Polls consistently show that a strong majority of Americans support strengthening certain regulations related to gun purchases and access.

In an April 2023 Fox News poll, 87% of respondents said they support criminal background checks for everyone purchasing a gun and 80% said they support mental health checks. In addition, 77% said they back a 30-day waiting period for purchasing guns and 81% would support raising the minimum age for gun purchases to 21.

Four out of five respondents also said they support "red flag laws" that empower police to take guns from those found to be a danger to themselves or others, while three out of five said they support a ban on assault rifles and semi-automatic weapons.

Blocher said he expected the Court to uphold the federal domestic violence restraining order law challenged in Rahimi, but predicted it would not walk back the historical test introduced in Bruen.

“We should expect to see some continuing incoherence and division in the lower courts with regard to the kind of gun laws that really do matter for keeping Americans safe,” he said.

Separately, Blocher addressed a question by Raskin on whether, as proponents of insurrectionist theory believe, the Second Amendment gives citizens the right to overthrow a government it views as tyrannical.

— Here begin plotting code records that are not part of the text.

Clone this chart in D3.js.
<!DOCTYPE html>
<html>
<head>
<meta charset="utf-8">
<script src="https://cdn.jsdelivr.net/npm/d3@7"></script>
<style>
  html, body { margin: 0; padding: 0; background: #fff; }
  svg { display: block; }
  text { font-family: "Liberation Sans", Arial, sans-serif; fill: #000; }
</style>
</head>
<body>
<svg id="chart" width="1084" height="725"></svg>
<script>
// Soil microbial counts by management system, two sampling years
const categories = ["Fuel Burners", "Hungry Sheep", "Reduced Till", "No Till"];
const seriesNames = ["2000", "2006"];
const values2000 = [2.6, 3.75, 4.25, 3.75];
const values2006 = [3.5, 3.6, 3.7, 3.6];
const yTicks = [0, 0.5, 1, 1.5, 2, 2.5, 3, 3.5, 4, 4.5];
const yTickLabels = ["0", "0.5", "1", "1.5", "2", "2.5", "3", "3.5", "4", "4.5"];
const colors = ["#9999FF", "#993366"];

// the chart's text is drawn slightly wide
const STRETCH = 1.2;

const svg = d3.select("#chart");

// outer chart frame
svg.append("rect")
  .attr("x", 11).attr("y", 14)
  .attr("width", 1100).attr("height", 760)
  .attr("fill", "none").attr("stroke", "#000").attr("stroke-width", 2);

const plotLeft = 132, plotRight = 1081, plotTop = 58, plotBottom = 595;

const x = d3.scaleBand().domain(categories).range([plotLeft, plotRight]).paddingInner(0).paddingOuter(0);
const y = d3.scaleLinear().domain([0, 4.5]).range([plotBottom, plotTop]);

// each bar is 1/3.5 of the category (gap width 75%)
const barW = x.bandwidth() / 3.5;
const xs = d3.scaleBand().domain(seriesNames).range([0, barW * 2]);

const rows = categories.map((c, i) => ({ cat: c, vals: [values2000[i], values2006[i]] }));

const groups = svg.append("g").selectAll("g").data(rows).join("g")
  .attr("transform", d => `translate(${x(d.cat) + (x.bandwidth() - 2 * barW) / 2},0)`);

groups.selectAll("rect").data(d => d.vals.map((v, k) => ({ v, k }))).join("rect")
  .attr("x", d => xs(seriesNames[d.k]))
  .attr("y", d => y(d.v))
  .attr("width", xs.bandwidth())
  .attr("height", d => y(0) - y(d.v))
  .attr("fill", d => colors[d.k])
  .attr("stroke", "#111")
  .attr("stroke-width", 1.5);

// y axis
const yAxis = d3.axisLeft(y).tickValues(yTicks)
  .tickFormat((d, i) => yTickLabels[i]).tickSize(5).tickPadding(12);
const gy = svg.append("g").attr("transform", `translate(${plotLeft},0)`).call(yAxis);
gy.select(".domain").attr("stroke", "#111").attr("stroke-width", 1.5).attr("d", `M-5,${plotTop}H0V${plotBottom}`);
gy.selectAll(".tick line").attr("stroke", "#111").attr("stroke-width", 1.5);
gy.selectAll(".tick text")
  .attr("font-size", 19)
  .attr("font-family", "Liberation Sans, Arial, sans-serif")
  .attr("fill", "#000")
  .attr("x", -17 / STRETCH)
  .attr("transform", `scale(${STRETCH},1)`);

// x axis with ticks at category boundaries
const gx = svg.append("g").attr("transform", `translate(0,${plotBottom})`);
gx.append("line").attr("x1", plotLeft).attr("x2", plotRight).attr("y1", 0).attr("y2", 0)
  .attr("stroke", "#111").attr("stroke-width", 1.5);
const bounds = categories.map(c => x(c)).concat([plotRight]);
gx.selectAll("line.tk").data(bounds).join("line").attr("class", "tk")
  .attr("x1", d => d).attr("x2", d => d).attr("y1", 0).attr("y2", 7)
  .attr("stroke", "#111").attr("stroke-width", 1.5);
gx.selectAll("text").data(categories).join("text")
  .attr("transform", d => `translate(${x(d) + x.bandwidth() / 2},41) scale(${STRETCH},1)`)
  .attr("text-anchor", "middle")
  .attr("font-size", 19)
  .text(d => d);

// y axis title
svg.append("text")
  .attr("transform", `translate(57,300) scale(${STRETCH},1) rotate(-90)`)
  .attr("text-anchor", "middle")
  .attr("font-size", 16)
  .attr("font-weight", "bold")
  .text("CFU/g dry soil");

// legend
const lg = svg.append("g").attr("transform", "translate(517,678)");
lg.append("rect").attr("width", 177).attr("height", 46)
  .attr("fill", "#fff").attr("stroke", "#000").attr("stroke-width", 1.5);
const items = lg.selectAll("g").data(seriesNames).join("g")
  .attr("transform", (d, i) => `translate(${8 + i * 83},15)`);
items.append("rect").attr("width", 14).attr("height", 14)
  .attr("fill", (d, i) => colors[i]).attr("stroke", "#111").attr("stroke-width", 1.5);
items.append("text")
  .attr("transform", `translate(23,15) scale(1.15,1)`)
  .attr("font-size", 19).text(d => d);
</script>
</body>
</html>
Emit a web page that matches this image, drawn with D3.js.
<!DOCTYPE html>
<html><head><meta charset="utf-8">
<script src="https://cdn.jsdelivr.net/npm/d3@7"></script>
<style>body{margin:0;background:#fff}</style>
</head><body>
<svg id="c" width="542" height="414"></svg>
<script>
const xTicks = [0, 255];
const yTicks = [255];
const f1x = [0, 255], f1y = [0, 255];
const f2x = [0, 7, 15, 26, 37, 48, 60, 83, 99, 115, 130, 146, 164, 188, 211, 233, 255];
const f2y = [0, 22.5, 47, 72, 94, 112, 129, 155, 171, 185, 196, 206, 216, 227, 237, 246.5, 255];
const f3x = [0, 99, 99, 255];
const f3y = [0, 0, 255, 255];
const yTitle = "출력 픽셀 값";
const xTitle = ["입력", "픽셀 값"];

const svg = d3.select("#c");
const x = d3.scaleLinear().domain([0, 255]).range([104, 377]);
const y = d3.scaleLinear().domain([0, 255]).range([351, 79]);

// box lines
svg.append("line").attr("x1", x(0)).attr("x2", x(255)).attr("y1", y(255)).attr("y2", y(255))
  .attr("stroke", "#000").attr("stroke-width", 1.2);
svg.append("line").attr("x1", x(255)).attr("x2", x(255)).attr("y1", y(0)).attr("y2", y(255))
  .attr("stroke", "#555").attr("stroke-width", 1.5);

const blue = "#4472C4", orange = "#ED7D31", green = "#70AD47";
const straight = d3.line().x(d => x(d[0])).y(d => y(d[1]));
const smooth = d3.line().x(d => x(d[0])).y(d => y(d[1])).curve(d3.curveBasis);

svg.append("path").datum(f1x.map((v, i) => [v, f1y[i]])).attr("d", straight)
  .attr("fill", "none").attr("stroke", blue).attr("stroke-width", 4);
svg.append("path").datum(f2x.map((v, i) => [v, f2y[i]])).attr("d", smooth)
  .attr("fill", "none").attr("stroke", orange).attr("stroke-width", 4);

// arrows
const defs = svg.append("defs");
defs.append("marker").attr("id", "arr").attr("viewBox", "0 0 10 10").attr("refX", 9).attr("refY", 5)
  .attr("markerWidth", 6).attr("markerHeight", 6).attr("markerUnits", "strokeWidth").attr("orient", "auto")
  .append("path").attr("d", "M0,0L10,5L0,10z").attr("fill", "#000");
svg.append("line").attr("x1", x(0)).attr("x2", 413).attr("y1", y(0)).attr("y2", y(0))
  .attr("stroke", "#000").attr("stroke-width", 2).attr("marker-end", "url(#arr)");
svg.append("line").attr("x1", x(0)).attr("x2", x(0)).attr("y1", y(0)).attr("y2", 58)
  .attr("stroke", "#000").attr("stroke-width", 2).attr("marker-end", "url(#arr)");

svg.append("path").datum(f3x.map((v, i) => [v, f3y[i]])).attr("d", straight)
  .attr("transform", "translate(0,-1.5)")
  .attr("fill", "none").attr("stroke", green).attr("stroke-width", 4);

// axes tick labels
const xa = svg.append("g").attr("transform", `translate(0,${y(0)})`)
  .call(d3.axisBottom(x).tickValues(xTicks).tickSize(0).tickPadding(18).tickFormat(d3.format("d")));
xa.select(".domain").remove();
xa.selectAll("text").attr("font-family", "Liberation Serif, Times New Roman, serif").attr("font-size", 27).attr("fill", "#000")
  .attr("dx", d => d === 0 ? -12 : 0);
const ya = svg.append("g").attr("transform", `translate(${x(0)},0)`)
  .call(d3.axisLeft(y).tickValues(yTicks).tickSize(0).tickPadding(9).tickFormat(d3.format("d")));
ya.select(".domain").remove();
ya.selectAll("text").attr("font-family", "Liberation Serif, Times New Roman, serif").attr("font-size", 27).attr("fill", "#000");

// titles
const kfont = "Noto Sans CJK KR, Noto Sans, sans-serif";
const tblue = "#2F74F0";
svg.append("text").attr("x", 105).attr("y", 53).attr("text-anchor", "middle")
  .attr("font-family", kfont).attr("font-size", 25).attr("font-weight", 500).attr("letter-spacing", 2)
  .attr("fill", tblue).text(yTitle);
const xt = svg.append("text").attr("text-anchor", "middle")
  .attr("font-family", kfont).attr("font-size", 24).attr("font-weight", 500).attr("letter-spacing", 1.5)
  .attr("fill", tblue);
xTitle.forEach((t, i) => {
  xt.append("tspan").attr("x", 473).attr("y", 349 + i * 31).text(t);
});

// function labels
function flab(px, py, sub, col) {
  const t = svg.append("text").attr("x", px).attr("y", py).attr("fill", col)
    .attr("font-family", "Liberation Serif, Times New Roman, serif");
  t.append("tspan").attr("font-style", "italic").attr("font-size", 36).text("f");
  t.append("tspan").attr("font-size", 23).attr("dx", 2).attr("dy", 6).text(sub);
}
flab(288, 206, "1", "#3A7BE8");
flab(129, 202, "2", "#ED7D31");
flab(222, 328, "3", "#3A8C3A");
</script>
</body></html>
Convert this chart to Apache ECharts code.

Blocher called insurrectionist theory “not just wrong and dangerous ... but it is profoundly ahistorical, unconstitutional, and frankly, undemocratic.” The framers contemplated armed rebellion by the citizenry and included in the Constitution numerous safeguards, he said, citing several passages that give government powers to suppress or punish rebellion. Those include Article III, which contains the only crime defined in the Constitution – treason.